According to him, the integrity or otherwise of any electoral process begins with the laws guiding it.
“To ensure that the preference of Nigerians is brought to bear on the process, apart from the issue of electronic transmission, there are other issues.
“Some of which include candidate selection, improvements in the electoral process, accountability on the part of election managers and accountability on the part of the people to vote and protect their votes.
“An election that must have integrity must have a framework that has integrity, that is why we are calling on members of the National Assembly to pass this legislation.
“If you have a weak electoral framework then you have weakened INEC. INEC should also be made accountable,” Mr Jega said.
In his remark, Mr Utomi urged Nigerians to go beyond holding talk shops and put their money where their mouth is.

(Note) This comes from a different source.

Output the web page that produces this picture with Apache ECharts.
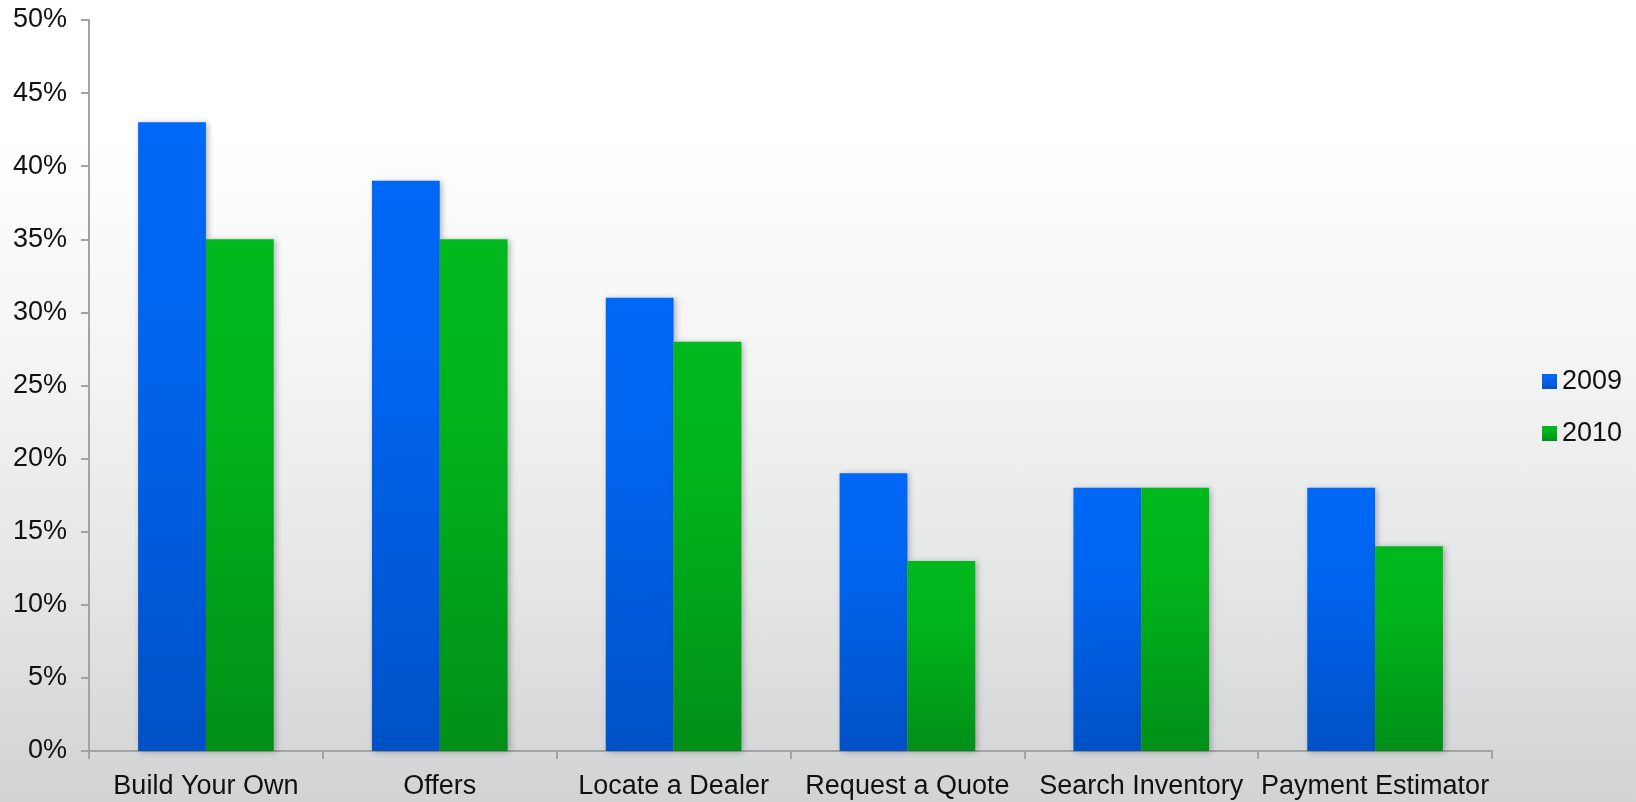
<!DOCTYPE html>
<html>
<head>
<meta charset="utf-8">
<script src="https://cdn.jsdelivr.net/npm/echarts@6/dist/echarts.min.js"></script>
<style>
html,body{margin:0;padding:0;}
#chart{width:1636px;height:802px;background:linear-gradient(to bottom,#ffffff 0%,#ffffff 16%,#f4f4f4 45%,#e6e7e7 70%,#d2d3d4 100%);}
</style>
</head>
<body>
<div id="chart"></div>
<script>
const categories = ['Build Your Own','Offers','Locate a Dealer','Request a Quote','Search Inventory','Payment Estimator'];
const series2009 = [43, 39, 31, 19, 18, 18];
const series2010 = [35, 35, 28, 13, 18, 14];
const seriesNames = ['2009','2010'];

const chart = echarts.init(document.getElementById('chart'));
const font = '"Liberation Sans", Arial, sans-serif';
function grad(top, mid, bottom){
  return new echarts.graphic.LinearGradient(0,0,0,1,[
    {offset:0,color:top},{offset:0.35,color:mid},{offset:1,color:bottom}
  ]);
}
const blue = grad('#0068f6','#0064ee','#0051c6');
const green = grad('#00b91d','#00b31b','#008f18');
const barShadow = {shadowBlur:6, shadowColor:'rgba(0,0,0,0.28)', shadowOffsetX:2, shadowOffsetY:1};

chart.setOption({
  animation:false,
  grid:{left:89, top:20, right:144, bottom:51, containLabel:false},
  legend:{
    orient:'vertical', left:1542, top:368, padding:0,
    itemWidth:15, itemHeight:15, itemGap:25,
    icon:'rect',
    textStyle:{fontFamily:font, fontSize:27, color:'#111', padding:[0,0,0,0], lineHeight:26},
    data:[{name:'2009', itemStyle:{color:blue}},{name:'2010', itemStyle:{color:green}}]
  },
  xAxis:{
    type:'category', data:categories,
    axisLine:{lineStyle:{color:'#a3a3a3', width:2}},
    axisTick:{show:true, length:8, alignWithLabel:false, lineStyle:{color:'#a3a3a3', width:2}},
    axisLabel:{fontFamily:font, fontSize:27, color:'#111', margin:22, interval:0}
  },
  yAxis:{
    type:'value', min:0, max:50, interval:5,
    axisLine:{show:true, lineStyle:{color:'#a3a3a3', width:2}},
    axisTick:{show:true, length:8, lineStyle:{color:'#a3a3a3', width:2}},
    splitLine:{show:false},
    axisLabel:{fontFamily:font, fontSize:27, color:'#111', margin:22, formatter:'{value}%'}
  },
  series:[
    {name:seriesNames[0], type:'bar', data:series2009, barGap:'0%', barCategoryGap:'42%',
     itemStyle:Object.assign({color:blue}, barShadow)},
    {name:seriesNames[1], type:'bar', data:series2010, barGap:'0%', barCategoryGap:'42%',
     itemStyle:Object.assign({color:green}, barShadow)}
  ]
});
</script>
</body>
</html>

He explained that every Nigerian can start by contributing as little as N5 to provide funding for the new initiative in order to take back their politics from the clutches of money bags.
Earlier, a former member of the National Assembly, Senator Shehu Sani, expressed reservations about the current National Assembly and opposition to the electronic transfer of election results.
He explained that the argument by some legislators that the National Communications Commission lacks the capacity to make the electronic transfer of results was suspect.
Mr Sani said, “As at last count, there are 112 million active bank accounts in Nigeria. We have more bank accounts in Nigeria than registered voters. If this is not a problem for our banking system, it shouldn’t be a problem for our elections.”
Making his contribution via zoom, a United States of America-based Nigerian, Precious Ehikimi, said, “We are in a very precarious situation. The Supreme Court says electronic transmission is a mere guideline but INEC says we can do it.
“It rests with the National Assembly which will not do it. We need to occupy the streets, occupy the National Assembly (to make them do it).
“The school fees of our children will be determined by the people we elect. INEC is saying they will do it because they know the position of the court. The only thing that can free Nigeria is when Nigerians can freely elect their leaders, we need to take action now.”